Lynne Sachs

I'd been painting and writing poetry for years when I discovered filmmaking in 1983. Making movies let me pull together words, vibrant images, reflections on politics, and newly discovered parables.

My films explore the intricate relationship between personal memories and broader, historical experiences. As an experimental maker, I try to make images that lead to new ways of thinking about the language of film. Whether I am shooting early evening light on a broken sidewalk, crumpled sheets or my child sleeping, I try to capture uneasy states of emotion, quiet tensions on the edge of exploding, moments of blissful nothingness. I am drawn to the metaphors of collage, the cinematic stirrings that occur when two disparate film images come into contact.

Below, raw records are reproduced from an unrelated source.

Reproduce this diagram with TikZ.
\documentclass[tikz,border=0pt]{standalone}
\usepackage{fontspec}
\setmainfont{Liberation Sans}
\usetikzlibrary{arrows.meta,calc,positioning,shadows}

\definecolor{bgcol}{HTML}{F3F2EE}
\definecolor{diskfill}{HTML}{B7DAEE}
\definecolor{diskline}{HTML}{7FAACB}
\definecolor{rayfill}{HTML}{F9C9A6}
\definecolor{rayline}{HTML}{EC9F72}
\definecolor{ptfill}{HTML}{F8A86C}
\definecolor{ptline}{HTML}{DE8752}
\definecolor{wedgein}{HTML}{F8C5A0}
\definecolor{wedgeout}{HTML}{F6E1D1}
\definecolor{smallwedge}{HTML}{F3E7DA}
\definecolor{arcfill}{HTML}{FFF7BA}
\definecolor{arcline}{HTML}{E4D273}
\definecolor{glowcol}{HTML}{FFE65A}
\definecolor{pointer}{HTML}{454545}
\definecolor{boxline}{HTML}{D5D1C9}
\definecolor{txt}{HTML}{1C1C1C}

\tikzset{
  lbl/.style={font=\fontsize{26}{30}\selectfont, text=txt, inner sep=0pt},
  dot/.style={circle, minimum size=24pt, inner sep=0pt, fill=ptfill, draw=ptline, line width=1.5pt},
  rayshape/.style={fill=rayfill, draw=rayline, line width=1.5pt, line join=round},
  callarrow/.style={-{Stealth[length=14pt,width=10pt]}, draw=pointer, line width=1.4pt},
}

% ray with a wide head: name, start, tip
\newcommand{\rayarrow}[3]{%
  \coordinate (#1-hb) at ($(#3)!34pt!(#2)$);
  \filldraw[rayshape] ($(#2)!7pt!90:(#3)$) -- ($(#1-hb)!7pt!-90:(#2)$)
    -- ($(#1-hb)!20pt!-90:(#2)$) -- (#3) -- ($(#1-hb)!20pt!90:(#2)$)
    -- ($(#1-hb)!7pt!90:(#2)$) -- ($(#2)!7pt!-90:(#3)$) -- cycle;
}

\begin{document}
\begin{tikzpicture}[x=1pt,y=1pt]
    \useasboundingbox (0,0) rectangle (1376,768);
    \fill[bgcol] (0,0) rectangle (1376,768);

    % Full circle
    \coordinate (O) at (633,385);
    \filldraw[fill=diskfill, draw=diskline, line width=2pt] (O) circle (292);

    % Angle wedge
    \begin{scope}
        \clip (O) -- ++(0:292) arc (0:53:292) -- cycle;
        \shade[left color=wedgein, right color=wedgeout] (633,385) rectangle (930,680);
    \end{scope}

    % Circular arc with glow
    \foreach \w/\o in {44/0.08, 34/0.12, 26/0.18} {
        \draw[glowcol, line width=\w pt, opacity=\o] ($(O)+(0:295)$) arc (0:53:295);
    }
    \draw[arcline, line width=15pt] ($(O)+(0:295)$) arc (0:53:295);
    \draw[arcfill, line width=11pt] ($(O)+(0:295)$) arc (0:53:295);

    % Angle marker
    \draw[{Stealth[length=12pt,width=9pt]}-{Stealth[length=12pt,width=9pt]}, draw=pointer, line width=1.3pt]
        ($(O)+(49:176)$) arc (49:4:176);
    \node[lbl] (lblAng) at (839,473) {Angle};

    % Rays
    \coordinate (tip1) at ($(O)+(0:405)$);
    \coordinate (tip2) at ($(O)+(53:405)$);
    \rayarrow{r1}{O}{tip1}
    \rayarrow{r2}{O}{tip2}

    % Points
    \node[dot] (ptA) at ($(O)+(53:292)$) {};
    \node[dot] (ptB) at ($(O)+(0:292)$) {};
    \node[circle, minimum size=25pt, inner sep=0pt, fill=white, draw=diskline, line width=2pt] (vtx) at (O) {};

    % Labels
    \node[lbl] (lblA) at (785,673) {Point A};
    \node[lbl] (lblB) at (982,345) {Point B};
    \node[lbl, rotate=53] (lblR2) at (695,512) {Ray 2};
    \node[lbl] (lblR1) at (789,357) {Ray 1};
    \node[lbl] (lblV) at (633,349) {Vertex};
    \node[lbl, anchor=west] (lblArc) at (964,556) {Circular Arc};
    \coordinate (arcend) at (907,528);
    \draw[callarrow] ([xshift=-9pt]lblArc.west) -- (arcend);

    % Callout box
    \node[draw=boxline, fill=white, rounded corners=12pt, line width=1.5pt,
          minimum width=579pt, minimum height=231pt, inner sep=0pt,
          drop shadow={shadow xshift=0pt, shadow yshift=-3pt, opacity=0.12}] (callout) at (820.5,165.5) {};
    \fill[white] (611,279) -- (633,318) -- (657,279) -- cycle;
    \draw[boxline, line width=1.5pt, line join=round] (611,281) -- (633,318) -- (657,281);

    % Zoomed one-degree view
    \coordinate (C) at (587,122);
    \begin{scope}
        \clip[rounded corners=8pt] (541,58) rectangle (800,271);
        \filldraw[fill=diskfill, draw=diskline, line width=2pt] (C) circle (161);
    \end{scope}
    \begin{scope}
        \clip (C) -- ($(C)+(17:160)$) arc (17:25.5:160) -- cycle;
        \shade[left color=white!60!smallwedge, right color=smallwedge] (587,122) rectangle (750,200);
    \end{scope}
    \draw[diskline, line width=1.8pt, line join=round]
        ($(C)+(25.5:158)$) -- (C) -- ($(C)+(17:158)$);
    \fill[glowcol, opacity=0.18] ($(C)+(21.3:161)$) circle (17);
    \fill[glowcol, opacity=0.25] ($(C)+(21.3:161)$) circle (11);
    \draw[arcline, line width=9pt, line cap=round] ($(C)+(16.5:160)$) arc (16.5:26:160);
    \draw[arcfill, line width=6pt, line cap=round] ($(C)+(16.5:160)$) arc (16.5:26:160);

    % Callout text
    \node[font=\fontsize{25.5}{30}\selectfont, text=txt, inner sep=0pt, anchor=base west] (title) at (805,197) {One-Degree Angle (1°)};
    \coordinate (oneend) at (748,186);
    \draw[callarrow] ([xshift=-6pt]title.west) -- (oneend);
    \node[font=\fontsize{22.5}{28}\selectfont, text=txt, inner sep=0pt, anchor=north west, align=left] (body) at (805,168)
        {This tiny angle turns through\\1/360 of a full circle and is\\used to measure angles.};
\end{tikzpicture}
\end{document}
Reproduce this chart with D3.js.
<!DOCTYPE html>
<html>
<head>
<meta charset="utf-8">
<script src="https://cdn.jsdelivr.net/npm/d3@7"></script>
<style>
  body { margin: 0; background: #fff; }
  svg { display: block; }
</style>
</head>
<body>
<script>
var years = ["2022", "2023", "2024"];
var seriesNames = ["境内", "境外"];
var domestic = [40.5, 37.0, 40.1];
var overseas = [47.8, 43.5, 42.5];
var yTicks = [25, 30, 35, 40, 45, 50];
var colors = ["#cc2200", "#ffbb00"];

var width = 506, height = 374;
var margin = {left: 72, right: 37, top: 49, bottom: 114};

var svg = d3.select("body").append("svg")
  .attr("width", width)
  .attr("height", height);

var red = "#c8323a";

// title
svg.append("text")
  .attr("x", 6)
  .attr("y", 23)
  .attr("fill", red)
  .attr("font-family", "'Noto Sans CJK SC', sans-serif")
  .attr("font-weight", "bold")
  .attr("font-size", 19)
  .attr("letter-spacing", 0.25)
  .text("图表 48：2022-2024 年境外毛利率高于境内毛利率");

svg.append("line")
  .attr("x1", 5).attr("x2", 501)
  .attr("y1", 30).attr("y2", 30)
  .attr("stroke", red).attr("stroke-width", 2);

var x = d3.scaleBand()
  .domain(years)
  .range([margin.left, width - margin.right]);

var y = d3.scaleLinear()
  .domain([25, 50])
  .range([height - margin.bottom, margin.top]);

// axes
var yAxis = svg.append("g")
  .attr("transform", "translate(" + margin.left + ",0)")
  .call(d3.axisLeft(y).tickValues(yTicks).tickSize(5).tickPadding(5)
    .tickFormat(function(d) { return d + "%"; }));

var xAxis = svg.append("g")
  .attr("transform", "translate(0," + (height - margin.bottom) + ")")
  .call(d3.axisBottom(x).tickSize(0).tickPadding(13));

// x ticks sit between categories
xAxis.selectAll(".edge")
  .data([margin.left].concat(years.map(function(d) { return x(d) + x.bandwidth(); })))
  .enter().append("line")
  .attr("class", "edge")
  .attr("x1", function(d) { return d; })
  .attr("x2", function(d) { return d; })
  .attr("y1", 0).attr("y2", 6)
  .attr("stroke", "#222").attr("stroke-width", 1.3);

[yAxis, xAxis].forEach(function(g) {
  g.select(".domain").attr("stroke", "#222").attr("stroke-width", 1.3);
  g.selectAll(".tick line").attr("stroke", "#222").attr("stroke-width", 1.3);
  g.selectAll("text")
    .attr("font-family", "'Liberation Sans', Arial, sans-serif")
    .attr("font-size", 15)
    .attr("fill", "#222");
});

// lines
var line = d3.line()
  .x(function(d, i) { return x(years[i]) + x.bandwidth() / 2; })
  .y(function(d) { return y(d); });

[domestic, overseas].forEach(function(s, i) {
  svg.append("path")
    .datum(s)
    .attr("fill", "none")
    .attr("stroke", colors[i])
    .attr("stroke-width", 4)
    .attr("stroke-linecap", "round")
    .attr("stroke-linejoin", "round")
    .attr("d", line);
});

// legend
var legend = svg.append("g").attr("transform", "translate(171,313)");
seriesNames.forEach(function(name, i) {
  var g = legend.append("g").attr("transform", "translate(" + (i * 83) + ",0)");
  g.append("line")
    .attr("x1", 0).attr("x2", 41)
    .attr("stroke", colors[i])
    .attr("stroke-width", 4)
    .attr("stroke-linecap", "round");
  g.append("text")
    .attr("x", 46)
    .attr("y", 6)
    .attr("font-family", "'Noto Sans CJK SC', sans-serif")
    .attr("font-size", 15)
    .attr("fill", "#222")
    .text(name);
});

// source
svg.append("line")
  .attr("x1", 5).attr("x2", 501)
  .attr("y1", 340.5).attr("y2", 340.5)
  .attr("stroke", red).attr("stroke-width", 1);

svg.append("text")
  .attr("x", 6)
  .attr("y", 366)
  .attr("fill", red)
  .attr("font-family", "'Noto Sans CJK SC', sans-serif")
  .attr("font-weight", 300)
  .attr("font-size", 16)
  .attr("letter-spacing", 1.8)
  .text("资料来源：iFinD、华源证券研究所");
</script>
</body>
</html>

Voice also provides a ground - be it stable, shifting or very shaky - for my films. In SERMONS AND SACRED PICTURES, I returned to Memphis, my hometown, to listen to eleven people as they explored their almost forgotten pool of memories of a unique, religiously-inspired filmmaker from the 1930s. In THE HOUSE OF SCIENCE, I manipulated found sound, whispers and breaths to create a sense of physicality and to emphasize the range of feelings I heard as I spoke to a group of women and girls. WHICH WAY IS EAST, the film I made in Vietnam, offers a glimpse into my relationship with my sister through a series of written reflections. My most recent film A BIOGRPAHY OF LILITH was my first foray into weaving original music and voice compositions into the fabric of my soundtrack.

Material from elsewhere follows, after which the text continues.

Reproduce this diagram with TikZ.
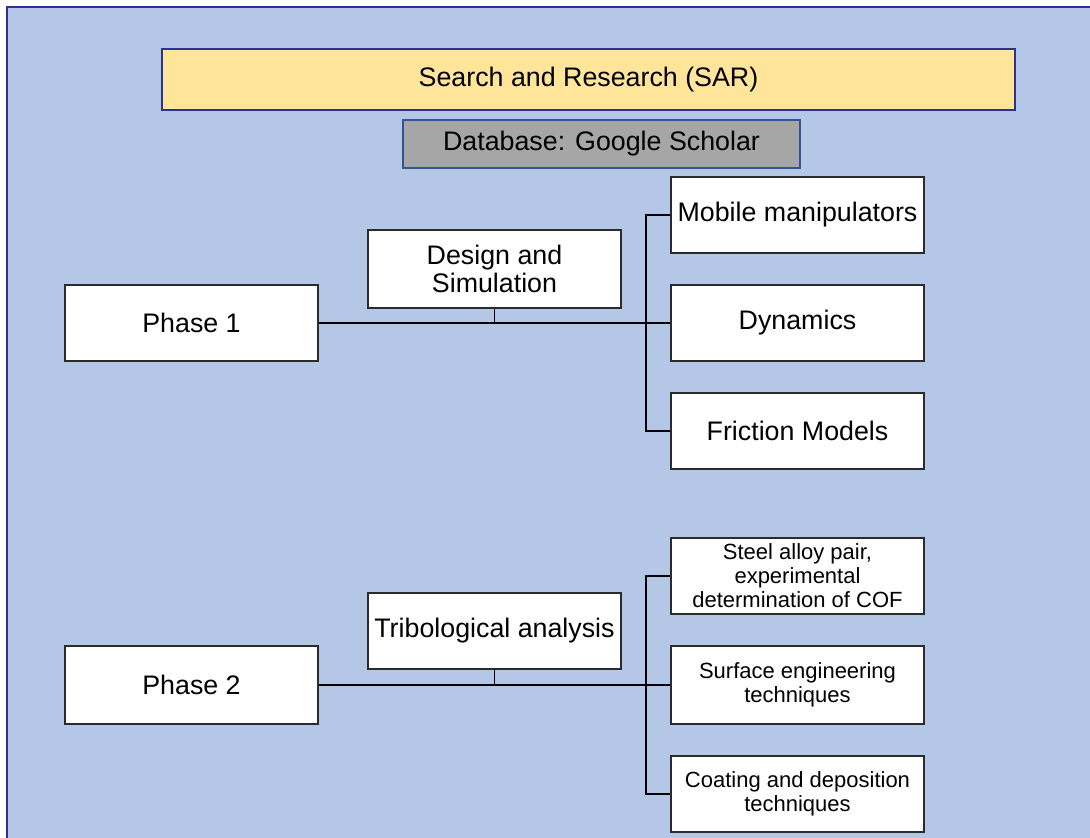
\documentclass[tikz,border=0pt]{standalone}
\usepackage{fontspec}
\setmainfont{Liberation Sans}
\definecolor{panel}{HTML}{B4C7E7}
\definecolor{panelline}{HTML}{2E3192}
\definecolor{titlefill}{HTML}{FFE599}
\definecolor{dbfill}{HTML}{A6A6A6}
\definecolor{dbline}{HTML}{2F5597}
\definecolor{boxline}{HTML}{2B2B2B}
\begin{document}
\begin{tikzpicture}[x=1pt,y=-1pt,
  box/.style={draw=boxline, line width=1.8pt, fill=white, inner sep=2pt,
    minimum width=253pt, minimum height=76pt, align=center,
    font=\fontsize{26.8}{28}\selectfont},
  smallbox/.style={box, font=\fontsize{22}{24}\selectfont},
  link/.style={draw=black, line width=1.9pt},
  mainlink/.style={draw=black, line width=2.5pt}]
\useasboundingbox (0,0) rectangle (1090,838);
% backdrop panel
\begin{scope}
\clip (0,0) rectangle (1090,838);
\draw[fill=panel, draw=panelline, line width=1.8pt] (7,7) rectangle (1100,850);
\end{scope}

% header boxes
\node[draw=panelline, fill=titlefill, line width=1.8pt, minimum width=853pt,
  minimum height=61pt, font=\fontsize{26.8}{28}\selectfont] (sar) at (588.5,79.5)
  {Search and Research (SAR)};
\node[draw=dbline, fill=dbfill, line width=1.8pt, minimum width=397pt,
  minimum height=48pt, font=\fontsize{26.8}{28}\selectfont] (db) at (601.5,144)
  {Database: Google Scholar};

% phase 1
\node[box] (p1) at (191.5,323) {Phase 1};
\node[box, minimum height=78pt] (ds) at (494.5,269) {Design and\\Simulation};
\node[box] (mm) at (797.5,215) {Mobile manipulators};
\node[box] (dyn) at (797.5,323) {Dynamics};
\node[box] (fm) at (797.5,431) {Friction Models};

\coordinate (j1) at (646,323);
\draw[mainlink] (p1.east) -- (j1);
\draw[link] (ds.south) -- (ds.south |- p1.east);
\draw[link] (mm.west) -- (mm.west -| j1) -- (fm.west -| j1) -- (fm.west);
\draw[link] (j1) -- (dyn.west);

% phase 2
\node[box, minimum height=78pt] (p2) at (191.5,685) {Phase 2};
\node[box] (tri) at (494.5,631) {Tribological analysis};
\node[smallbox] (sa) at (797.5,576) {Steel alloy pair,\\experimental\\determination of COF};
\node[smallbox, minimum height=78pt] (se) at (797.5,685) {Surface engineering\\techniques};
\node[smallbox] (cd) at (797.5,794) {Coating and deposition\\techniques};

\coordinate (j2) at (646,685);
\draw[mainlink] (p2.east) -- (j2);
\draw[link] (tri.south) -- (tri.south |- p2.east);
\draw[link] (sa.west) -- (sa.west -| j2) -- (cd.west -| j2) -- (cd.west);
\draw[link] (j2) -- (se.west);
\end{tikzpicture}
\end{document}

I received an MFA from the San Francisco Art Institute and a MA from San Francisco State. I live with filmmaker Mark Street and our daughters Maya and Noa in Brooklyn, New York. During 1998-1999, I am a visiting artist in the film program at Temple University.

Still Life With Woman and Four Objects

A film portrait that falls somewhere between a painting and a prose-poem, a study of a woman's daily routines and thoughts via an exploration of her as a character. By interweaving threads of history and fiction, the film is also a tribute to a real woman - Emma Goldman.

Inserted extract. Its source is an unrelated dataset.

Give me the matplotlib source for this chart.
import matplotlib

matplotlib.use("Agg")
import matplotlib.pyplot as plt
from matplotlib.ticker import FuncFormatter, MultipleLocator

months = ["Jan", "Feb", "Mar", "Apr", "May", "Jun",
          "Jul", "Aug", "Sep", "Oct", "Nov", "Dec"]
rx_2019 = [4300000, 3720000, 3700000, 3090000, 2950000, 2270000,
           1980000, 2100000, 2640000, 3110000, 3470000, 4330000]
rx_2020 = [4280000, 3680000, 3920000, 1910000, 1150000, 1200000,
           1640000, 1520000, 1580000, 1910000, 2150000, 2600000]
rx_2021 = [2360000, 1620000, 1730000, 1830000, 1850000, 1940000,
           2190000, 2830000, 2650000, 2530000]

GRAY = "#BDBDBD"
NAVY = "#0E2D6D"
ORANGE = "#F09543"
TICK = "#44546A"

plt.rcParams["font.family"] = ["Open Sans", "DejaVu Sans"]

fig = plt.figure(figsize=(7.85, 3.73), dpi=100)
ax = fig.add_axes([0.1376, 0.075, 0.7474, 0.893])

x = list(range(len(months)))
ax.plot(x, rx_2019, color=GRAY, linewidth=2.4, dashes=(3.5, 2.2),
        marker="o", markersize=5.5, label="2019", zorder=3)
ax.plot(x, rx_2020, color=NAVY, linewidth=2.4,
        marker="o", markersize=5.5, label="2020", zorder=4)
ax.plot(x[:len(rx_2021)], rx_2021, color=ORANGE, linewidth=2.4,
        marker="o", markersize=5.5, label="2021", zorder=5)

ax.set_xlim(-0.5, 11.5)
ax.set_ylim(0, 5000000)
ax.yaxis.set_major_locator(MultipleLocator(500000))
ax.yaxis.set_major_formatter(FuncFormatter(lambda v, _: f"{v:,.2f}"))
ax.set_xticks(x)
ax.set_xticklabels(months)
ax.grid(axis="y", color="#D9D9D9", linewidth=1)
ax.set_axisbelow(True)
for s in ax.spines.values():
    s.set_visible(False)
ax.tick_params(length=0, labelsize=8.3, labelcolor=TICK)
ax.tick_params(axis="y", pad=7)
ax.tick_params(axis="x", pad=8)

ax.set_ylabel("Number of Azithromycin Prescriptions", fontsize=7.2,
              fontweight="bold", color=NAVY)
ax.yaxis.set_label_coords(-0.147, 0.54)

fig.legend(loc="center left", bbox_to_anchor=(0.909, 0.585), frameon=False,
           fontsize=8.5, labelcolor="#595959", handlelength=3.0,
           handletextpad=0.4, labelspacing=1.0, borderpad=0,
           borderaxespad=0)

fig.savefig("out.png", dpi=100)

1986, 16mm, b&w/so, 4m, $20

Drawn and Quartered

"Regular 8mm footage enlarged to 16mm (literally, a 'drawn and quartered' image). Images of a male form (on the left) and a female form (right) exist in their own private domains, separated by a barrier. Only for a moment does the one intrude upon the pictorial space of the other." - Albert Kilchesty, LA Filmforum

1987, 16mm, color/si, 4m, $20
VHS Sale: $25

Following the Object to Its Logical Beginning

Like an animal in one of Eadweard Muybridge's scientific photo experiments, five undramatic moments in a man's life are observed by a woman. A study in visual obsession and a twist on the notion of the "gaze."

1987, 16mm, color/so, 9m, $30

Sermons and Sacred Pictures

How do I tell a life? "Scene One. Born: 1900." No. "Scene Two. Died: 1977." Not enough. To make a film about a man I never knew, I listened to eleven voices, eleven different memories, a group portrait of a preacher who took pictures.

It is springtime in Memphis, 1939. A war is brewing. You follow the crowds down to the banks of the stream. You watch and photograph the dunking and praying of a ceremonial baptism. And now I watch your images. Through your eyes I see the spirit consume each person. And without sound, I hear their voices, the water lapping against the rocks, the children playing by the tree.

I study each frame, each 24th of a second. I see three boys standing in the water. They turn to stare at your camera, at you, now at me, at us. I hold the film in my hand, illuminated, relishing in the stillness of their look across the years.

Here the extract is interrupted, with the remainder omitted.